En renforçant la gestion efficace des pêches, en promouvant une aquaculture et une mariculture durables et en améliorant l’accès au marché, les ressources alimentaires aquatiques ont le potentiel de répondre aux priorités des PEID en matière de sécurité alimentaire et de réduction de la pauvreté, a-t-elle souligné, appuyée par les Fidji et le Viet Nam, qui, en tant que grand exportateur de produits de la mer, a appelé la communauté internationale à soutenir une transformation équitable et écologique de la pêche.
Dans le même esprit, le Kenya a dit réduire les niveaux de malnutrition en promouvant des régimes alimentaires diversifiés, y compris via le développement de la chaîne de valeur des produits de la mer. En mettant l’accent sur la production, la consommation et la durabilité, il s’emploie à améliorer ses systèmes alimentaires aquatiques et, par voie de conséquence, la nutrition et les moyens de subsistance de sa population. L’objectif est également de réduire les pertes après récolte et de soutenir la croissance de l’économie bleue.
S’exprimant au nom de ceux, qui, chaque jour, « transforment le poisson en nourriture accessible à tous », la Confédération africaine des organisations de pêche artisanale a demandé aux États de soutenir cette profession en lui fournissant des équipements modernes, plus protecteurs de la santé et de l’environnement.

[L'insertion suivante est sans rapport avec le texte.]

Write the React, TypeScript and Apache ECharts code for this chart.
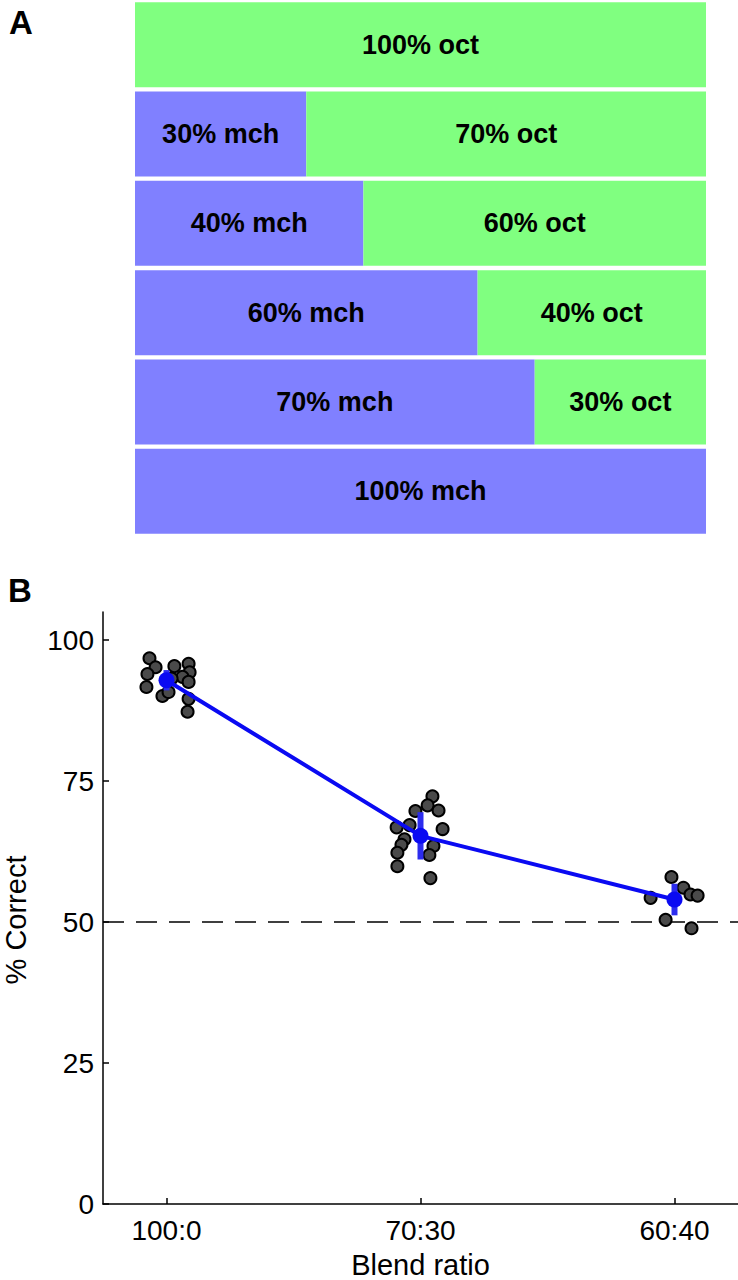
import React, { useEffect, useRef } from "react";
import * as echarts from "echarts";

// Panel A: blend compositions (top to bottom)
const blendRows = ["100:0", "70:30", "60:40", "40:60", "30:70", "0:100"];
const mchPercent = [0, 30, 40, 60, 70, 100];
const octPercent = [100, 70, 60, 40, 30, 0];

// Panel B: categories and tick labels
const ratioLabels = ["100:0", "70:30", "60:40"];
const ratioPositions = [1, 2, 3];
const yTicks = [0, 25, 50, 75, 100];

// Individual subjects (horizontal jitter in axis units, % correct)
const jitter100 = [-0.067, -0.043, -0.075, -0.079, -0.016, 0.008, 0.031, 0.087, 0.091, 0.063, 0.087, 0.02, 0.087, 0.083];
const score100 = [96.8, 95.2, 94.0, 91.7, 90.1, 90.8, 95.4, 95.8, 94.3, 93.5, 92.6, 93.2, 89.6, 87.3];
const jitter70 = [0.047, 0.028, 0.071, -0.02, 0.087, -0.094, -0.043, -0.063, -0.075, -0.091, -0.091, 0.051, 0.035, 0.039];
const score70 = [72.3, 70.7, 69.8, 69.7, 66.5, 66.8, 67.2, 64.7, 63.7, 62.3, 59.9, 63.5, 61.9, 57.8];
const jitter60 = [-0.012, 0.035, 0.063, 0.091, -0.094, -0.035, 0.067];
const score60 = [58.0, 56.1, 54.9, 54.7, 54.3, 50.4, 48.9];

// Group means and error (SEM)
const meanScores = [92.9, 65.3, 54.0];
const meanErrors = [1.8, 4.2, 2.8];
const chanceLevel = 50;

const FONT = "Liberation Sans, Arial, Helvetica, sans-serif";

export default function App() {
  const ref = useRef<HTMLDivElement>(null);

  useEffect(() => {
    if (!ref.current) return;
    const chart = echarts.init(ref.current, undefined, { renderer: "svg" });

    const subjects: number[][] = [];
    [
      [jitter100, score100],
      [jitter70, score70],
      [jitter60, score60],
    ].forEach(([jit, sc], gi) => {
      jit.forEach((j, i) => subjects.push([ratioPositions[gi] + j, sc[i]]));
    });

    const meanData = ratioPositions.map((x, i) => [x, meanScores[i]]);
    const errData = ratioPositions.map((x, i) => [x, meanScores[i] - meanErrors[i], meanScores[i] + meanErrors[i]]);

    const barLabel = (suffix: string) => ({
      show: true,
      position: "inside",
      color: "#000",
      fontFamily: FONT,
      fontWeight: "bold",
      fontSize: 27,
      formatter: (p: any) => (p.value > 0 ? `${p.value}% ${suffix}` : ""),
    });

    const option: any = {
      animation: false,
      backgroundColor: "#fff",
      grid: [
        { left: 135, top: 0, width: 571, height: 536 },
        { left: 103, top: 612, right: 0, bottom: 72 },
      ],
      xAxis: [
        { gridIndex: 0, type: "value", min: 0, max: 100, show: false },
        {
          gridIndex: 1,
          type: "value",
          min: 0.75,
          max: 3.25,
          name: "Blend ratio",
          nameLocation: "middle",
          nameGap: 46,
          nameTextStyle: { fontFamily: FONT, fontSize: 29, color: "#000" },
          axisLine: { show: true, lineStyle: { color: "#000", width: 1.5 } },
          axisTick: { show: true, inside: true, length: 6, customValues: ratioPositions, lineStyle: { color: "#000", width: 1.5 } },
          axisLabel: {
            customValues: ratioPositions,
            formatter: (v: number) => ratioLabels[Math.round(v) - 1] ?? "",
            fontFamily: FONT,
            fontSize: 28,
            color: "#000",
            margin: 12,
          },
          splitLine: { show: false },
        },
      ],
      yAxis: [
        { gridIndex: 0, type: "category", data: blendRows, inverse: true, show: false },
        {
          gridIndex: 1,
          type: "value",
          min: 0,
          max: 105,
          axisLine: { show: true, lineStyle: { color: "#000", width: 1.5 } },
          axisTick: { show: true, inside: true, length: 6, customValues: yTicks, lineStyle: { color: "#000", width: 1.5 } },
          axisLabel: { customValues: yTicks, fontFamily: FONT, fontSize: 28, color: "#000", margin: 9 },
          splitLine: { show: false },
        },
      ],
      graphic: [
        { type: "text", left: 9, top: 6, style: { text: "A", font: `bold 33px ${FONT}`, fill: "#000" } },
        { type: "text", left: 8, top: 574, style: { text: "B", font: `bold 33px ${FONT}`, fill: "#000" } },
        {
          type: "text",
          x: 16,
          y: 920,
          rotation: Math.PI / 2,
          style: {
            text: "% Correct",
            font: `29px ${FONT}`,
            fill: "#000",
            align: "center",
            verticalAlign: "middle",
            textAlign: "center",
            textVerticalAlign: "middle",
          },
        },
      ],
      series: [
        {
          name: "mch",
          type: "bar",
          stack: "blend",
          xAxisIndex: 0,
          yAxisIndex: 0,
          barWidth: 85,
          data: mchPercent,
          itemStyle: { color: "#8080ff" },
          label: barLabel("mch"),
        },
        {
          name: "oct",
          type: "bar",
          stack: "blend",
          xAxisIndex: 0,
          yAxisIndex: 0,
          barWidth: 85,
          data: octPercent,
          itemStyle: { color: "#80ff80" },
          label: barLabel("oct"),
        },
        {
          name: "subjects",
          type: "scatter",
          xAxisIndex: 1,
          yAxisIndex: 1,
          symbol: "circle",
          symbolSize: 12,
          data: subjects,
          itemStyle: { color: "#4a4a4a", borderColor: "#000", borderWidth: 2, opacity: 1 },
          z: 2,
          markLine: {
            silent: true,
            symbol: "none",
            label: { show: false },
            lineStyle: { color: "#000", width: 1.5, type: [21, 12] },
            data: [{ yAxis: chanceLevel }],
            z: 1,
          },
        },
        {
          name: "sem",
          type: "custom",
          xAxisIndex: 1,
          yAxisIndex: 1,
          data: errData,
          z: 3,
          renderItem: (params: any, api: any) => {
            const lo = api.coord([api.value(0), api.value(1)]);
            const hi = api.coord([api.value(0), api.value(2)]);
            return {
              type: "line",
              shape: { x1: lo[0], y1: lo[1], x2: hi[0], y2: hi[1] },
              style: { stroke: "#2c2cee", lineWidth: 6 },
            };
          },
        },
        {
          name: "mean",
          type: "line",
          xAxisIndex: 1,
          yAxisIndex: 1,
          data: meanData,
          symbol: "circle",
          symbolSize: 16,
          lineStyle: { color: "#0a0af2", width: 4 },
          itemStyle: { color: "#0a0af2" },
          z: 4,
        },
      ],
    };

    chart.setOption(option);
    return () => chart.dispose();
  }, []);

  return <div ref={ref} style={{ position: "absolute", left: 0, top: 0, width: 738, height: 1280 }} />;
}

Elle a d’autre part exigé que les femmes participent aux décisions sur les politiques maritimes, les plans de cogestion et les projets d’économie bleue « car sans leur travail et leur engagement, il n’y a pas de sécurité alimentaire et pas de durabilité ».

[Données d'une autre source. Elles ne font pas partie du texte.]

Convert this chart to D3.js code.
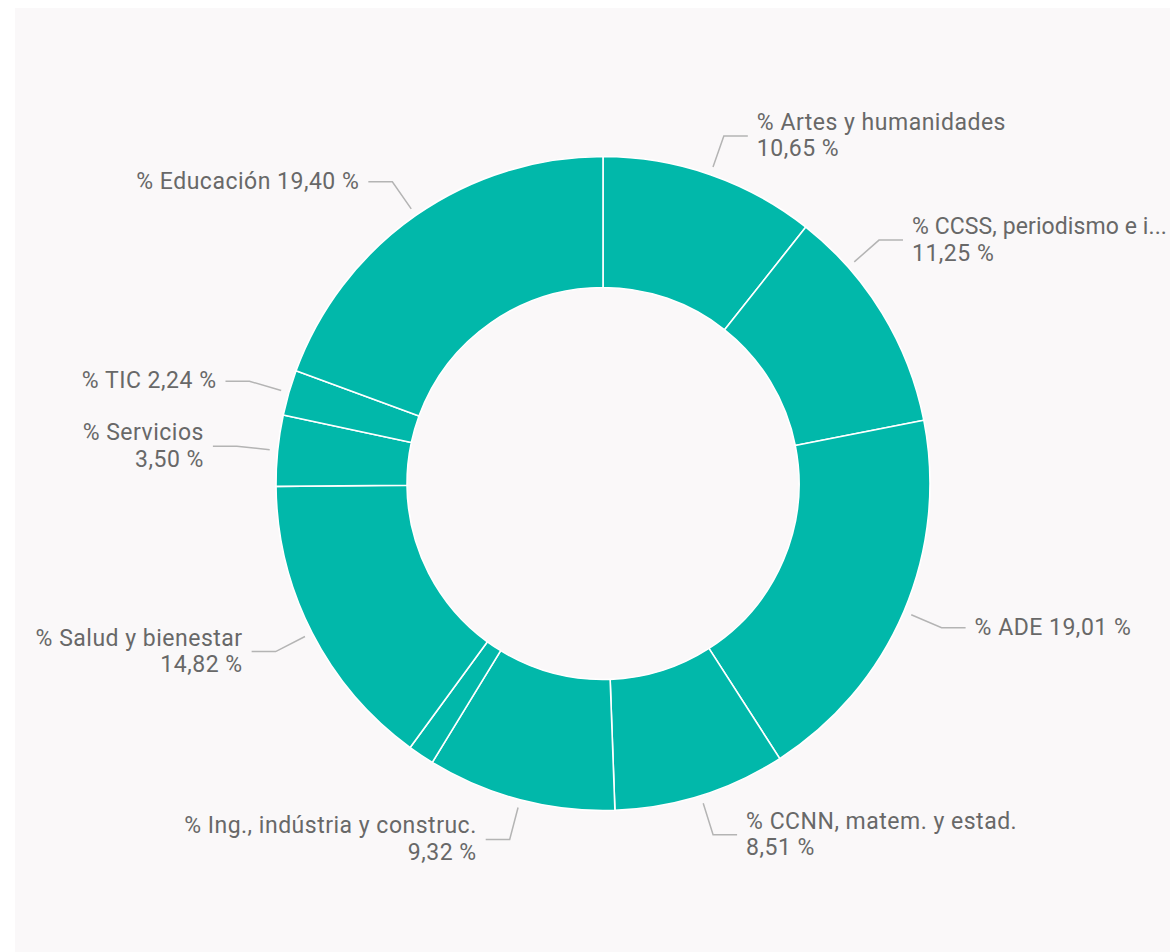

L’Islande a, quant à elle, insisté sur la reconnaissance des aliments bleus aquatiques « aux plus hauts niveaux de la politique climatique ». Dans la perspective de la COP30 sur le climat, qui se tiendra en novembre à Belém, au Brésil, elle a exhorté les pays à intégrer l’importance de ces aliments dans leurs politiques nationales et leurs positions de négociation.
De son côté, l’ONG scientifique Aquaculture Stewardship Council a rappelé que les acteurs des océans et de l’économie bleue ont besoin de données vérifiables et impactantes sur la durabilité. « En aquaculture durable comme ailleurs, ce qui est mesuré, publié et vérifié peut être réalisé », a-t-elle argué.